Enhancing Interpretability of LLMs through Advanced Attribution Patching Techniques

Introduction

Understanding the internal mechanics of LLMs is paramount as their role in digital systems continue to expand. A critical aspect of this endeavor is attributing model behavior causally to its components, a task that is not only intellectually fascinating but also crucial for enhancing model transparency, reliability, and control. Despite the obvious necessity, tracing behaviors back to specific elements within state-of-the-art LLMs presents a considerable challenge due to their immense complexity. Activation Patching has been a preferred approach for its ability to directly compute causal attributions by intervening on model components. However, its linearly scaling cost with the number of components in SoTA models makes exhaustive investigation impractical. This paper addresses this scalability issue by exploring Attribution Patching (AtP), introducing a refined variant AtP* for improved efficiency and accuracy, and establishing a systematic comparison with alternative methods.

Attribution Patching and its Pitfalls

Attribution Patching (AtP), as an approximation to Activation Patching, offers significant speedups but is not without its limitations. Notably, it encounters two main classes of failure modes: false negatives arising from attention saturation and brittle false negatives resulting from cancellations of positive and negative effects. These failures substantially reduce AtP's reliability, potentially overlooking crucial components involved in model behavior.

Introducing AtP*

To counter these deficiencies, this paper proposes AtP*, an enhanced version of AtP, incorporating two key modifications. Firstly, it adopts a recalculated softmax operation for queries and keys to tackle gradient approximation issues in saturated attention scenarios. Secondly, it introduces dropout in the backward pass to mitigate cancellations, thereby reducing brittle false negatives.
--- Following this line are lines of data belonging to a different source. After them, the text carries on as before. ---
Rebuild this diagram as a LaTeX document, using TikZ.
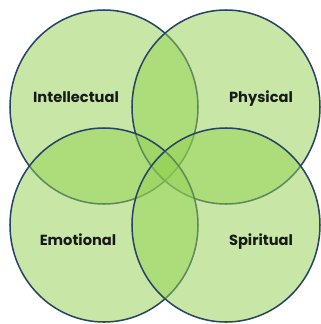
\documentclass[tikz,border=0pt]{standalone}
\usepackage{fontspec}
\setmainfont{Poppins}
\usepackage{tikz}
\definecolor{leafgreen}{RGB}{146,208,80}
\definecolor{rimblue}{RGB}{38,68,100}

\begin{document}
\begin{tikzpicture}[x=0.03cm,y=-0.03cm]
  \useasboundingbox (0,0) rectangle (321,324);
  \tikzset{ring/.style={draw=rimblue,line width=1.3pt,fill=leafgreen,fill opacity=0.5},
           word/.style={font=\bfseries\fontsize{12.5}{14}\selectfont,text=black!90}}
  % four overlapping circles
  \draw[ring] (104,107) ellipse [x radius=94, y radius=97];
  \draw[ring] (226,107) ellipse [x radius=94, y radius=97];
  \draw[ring] (104,225) ellipse [x radius=94, y radius=97];
  \draw[ring] (226,225) ellipse [x radius=94, y radius=97];
  % labels
  \node[word] (intel) at (76,97) {Intellectual};
  \node[word] (phys)  at (261,99) {Physical};
  \node[word] (emot)  at (78,240) {Emotional};
  \node[word] (spir)  at (261,242) {Spiritual};
\end{tikzpicture}
\end{document}
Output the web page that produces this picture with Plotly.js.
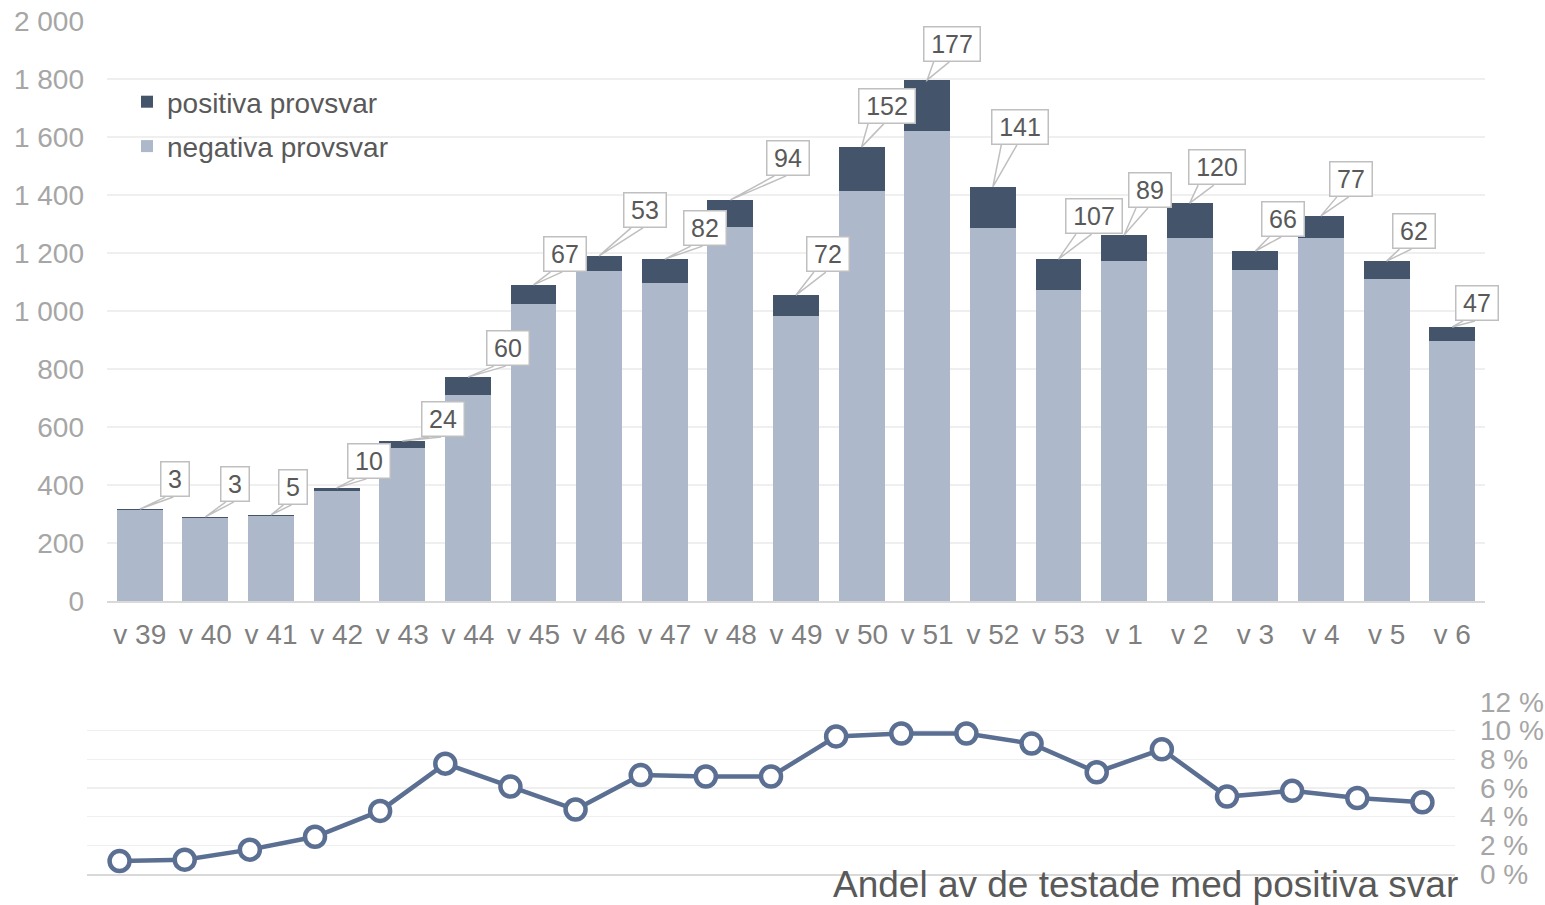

These adjustments considerably preserve AtP's scalability while significantly curtailing its proneness to false negatives.

Systematic Evaluation of Patching Methods

Through exhaustive comparisons with both brute force Activation Patching and various approximations, including novel alternatives, the paper establishes that AtP significantly outperforms other methods in speed without compromising accuracy. With the introduction of AtP*, there’s a noticeable further improvement in performance, validating the proposed enhancements. Additionally, the authors present a diagnostic method to statistically bound the probability of any remaining false negatives in AtP* estimates, adding a layer of reliability in its application.

Implications and Future Directions

Aside from demonstrating superior performance, the refinement and validation of AtP* have broader implications:

  • Theoretical Advancements: AtP* contributes to the understanding of interpretability in LLMs, highlighting both the potential and limitations of gradient-based approximations.
  • Practical Applications: By offering a scalable method for causal attribution, AtP* aids researchers in dissecting LLM behavior, paving the way for more interpretable and controllable models.
  • Future Research: The findings invite further exploration into other components like layer normalization and extensions to edge attribution and coarser nodes, suggesting an expansive horizon for future investigations in LLM interpretability.

Conclusion

This paper's journey into refining Attribution Patching underscores the intricate balance between computationally feasible methods and the fidelity of causal attributions in LLMs. AtP*, with its careful adjustments, represents a significant step forward in this domain, offering a viable path for rigorously unraveling the mechanisms underpinning LLM behaviors. By leaning into the complexities and addressing the subtleties head-on, we inch closer to the larger goal of creating transparent, interpretable, and reliable AI systems.